- _What the task asks_:
What is the number of lines containing the string "diagram"? Answer with the number only.
# Start of Records for this exercise
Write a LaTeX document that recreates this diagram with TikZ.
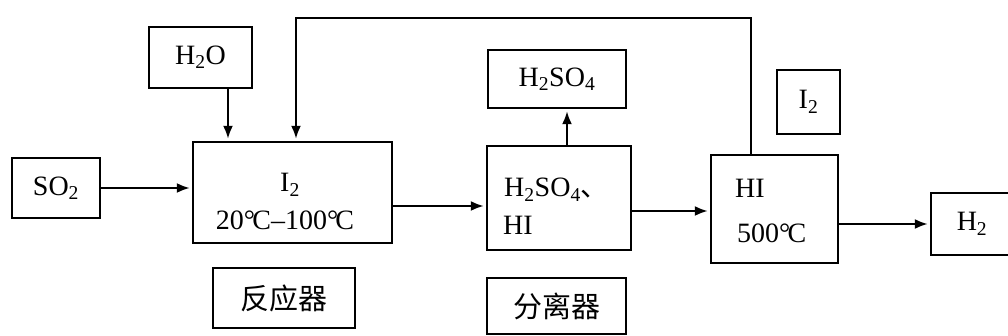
\documentclass[tikz,border=0pt]{standalone}
\usepackage{fontspec}
\setmainfont{Liberation Serif}
\newfontfamily\cjk{Noto Sans CJK SC}
\usetikzlibrary{arrows.meta}
\newcommand{\dC}{°\kern-0.1em C}
\begin{document}
\begin{tikzpicture}[x=1pt,y=-1pt,
  box/.style={draw,line width=2.4pt,inner sep=0pt,font=\fontsize{28}{32}\selectfont},
  cbox/.style={box,font=\fontsize{29}{32}\cjk},
  lbl/.style={inner sep=0pt,font=\fontsize{28}{32}\selectfont},
  arr/.style={line width=2.2pt,shorten >=2pt,-{Latex[length=13pt,width=10pt]}},
  ln/.style={line width=2.2pt}]
\useasboundingbox[fill=white] (0,0) rectangle (1008,336);
% boxes
\node[box,minimum width=88,minimum height=60] (so2) at (56,188) {SO\textsubscript{2}};
\node[box,minimum width=103,minimum height=61] (h2o) at (200.5,57.5) {H\textsubscript{2}O};
\node[box,minimum width=199,minimum height=101] (reactor) at (292.5,192.5) {};
\node[cbox,minimum width=142,minimum height=60] (rlabel) at (284,298) {反应器};
\node[box,minimum width=144,minimum height=104] (sep) at (559,198) {};
\node[box,minimum width=138,minimum height=58] (h2so4) at (557,79) {H\textsubscript{2}SO\textsubscript{4}};
\node[cbox,minimum width=139,minimum height=56] (slabel) at (556.5,306) {分离器};
\node[box,minimum width=127,minimum height=108] (hi) at (774.5,209) {};
\node[box,minimum width=63,minimum height=64] (i2) at (808.5,102) {I\textsubscript{2}};
\node[box,minimum width=82,minimum height=62] (h2) at (972,224) {H\textsubscript{2}\hspace{16pt}};
% texts inside boxes
\node[lbl,anchor=base] (rt1) at (290,192) {I\textsubscript{2}};
\node[lbl,anchor=base] (rt2) at (285,230) {20\dC–100\dC};
\node[lbl,anchor=base west] (st1) at (504,197) {H\textsubscript{2}SO\textsubscript{4}{\cjk 、}};
\node[lbl,anchor=base west] (st2) at (503,235) {HI};
\node[lbl,anchor=base west] (ht1) at (735,198) {HI};
\node[lbl,anchor=base west] (ht2) at (737,243) {500\dC};
% connectors
\draw[arr] (so2.east) -- (so2.east -| reactor.west);
\draw[arr] (h2o.south -| 228,0) -- (reactor.north -| 228,0);
\draw[arr] (reactor.east |- 0,206) -- (sep.west |- 0,206);
\draw[arr] (sep.north -| 567,0) -- (h2so4.south -| 567,0);
\draw[arr] (sep.east |- 0,211) -- (hi.west |- 0,211);
\draw[arr] (hi.east |- 0,224) -- (h2.west |- 0,224);
\draw[arr] (hi.north -| 751,0) -- (751,18) -- (296,18) -- (reactor.north -| 296,0);
\end{tikzpicture}
\end{document}
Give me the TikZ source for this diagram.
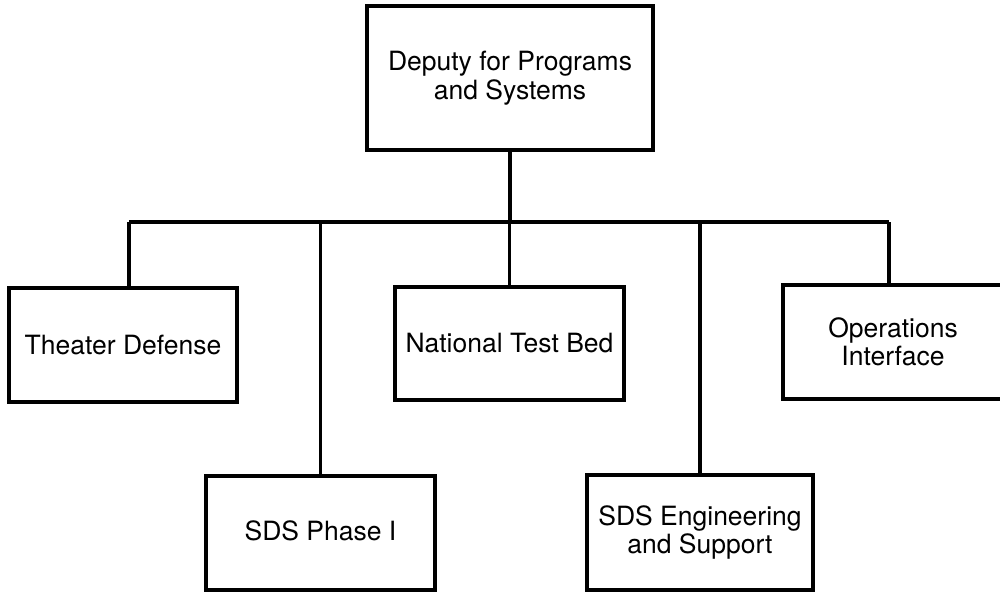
\documentclass[tikz,border=0pt]{standalone}
\usepackage{fontspec}
\setmainfont{TeX Gyre Heros}
\begin{document}
\begin{tikzpicture}[x=1pt,y=-1pt,
  orgbox/.style={draw=black, line width=3.2pt, fill=white, rectangle, inner sep=0pt,
    align=center, font=\fontsize{26.5}{28.5}\selectfont},
  conn/.style={draw=black, line width=3.2pt}]
\useasboundingbox (0,0) rectangle (1000,592);
\begin{scope}
\clip (0,0) rectangle (1000,592);
\node[orgbox, minimum width=286pt, minimum height=144pt] (top) at (510,78) {Deputy for Programs\\and Systems};
\node[orgbox, minimum width=228pt, minimum height=114pt] (td) at (123,345) {Theater Defense};
\node[orgbox, minimum width=229pt, minimum height=113pt] (ntb) at (509.5,343.5) {National Test Bed};
\node[orgbox, minimum width=220pt, minimum height=114pt] (ops) at (893,342) {Operations\\Interface};
\node[orgbox, minimum width=229pt, minimum height=114pt] (sds) at (320.5,533) {\raisebox{5pt}{SDS Phase I}};
\node[orgbox, minimum width=226pt, minimum height=115pt] (eng) at (700,532.5) {SDS Engineering\\and Support};
\coordinate (busL) at (129,222);
\coordinate (busR) at (889,222);
\draw[conn] (top.south) -- (top.south |- busL);
\draw[conn] (busL) -- (busR);
\draw[conn] (busL) -- (busL |- td.north);
\draw[conn] (sds.north |- busL) -- (sds.north);
\draw[conn] (ntb.north |- busL) -- (ntb.north);
\draw[conn] (eng.north |- busL) -- (eng.north);
\draw[conn] (busR) -- (busR |- ops.north);
\end{scope}
\end{tikzpicture}
\end{document}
# End of Records for this exercise
- _Full output_:
2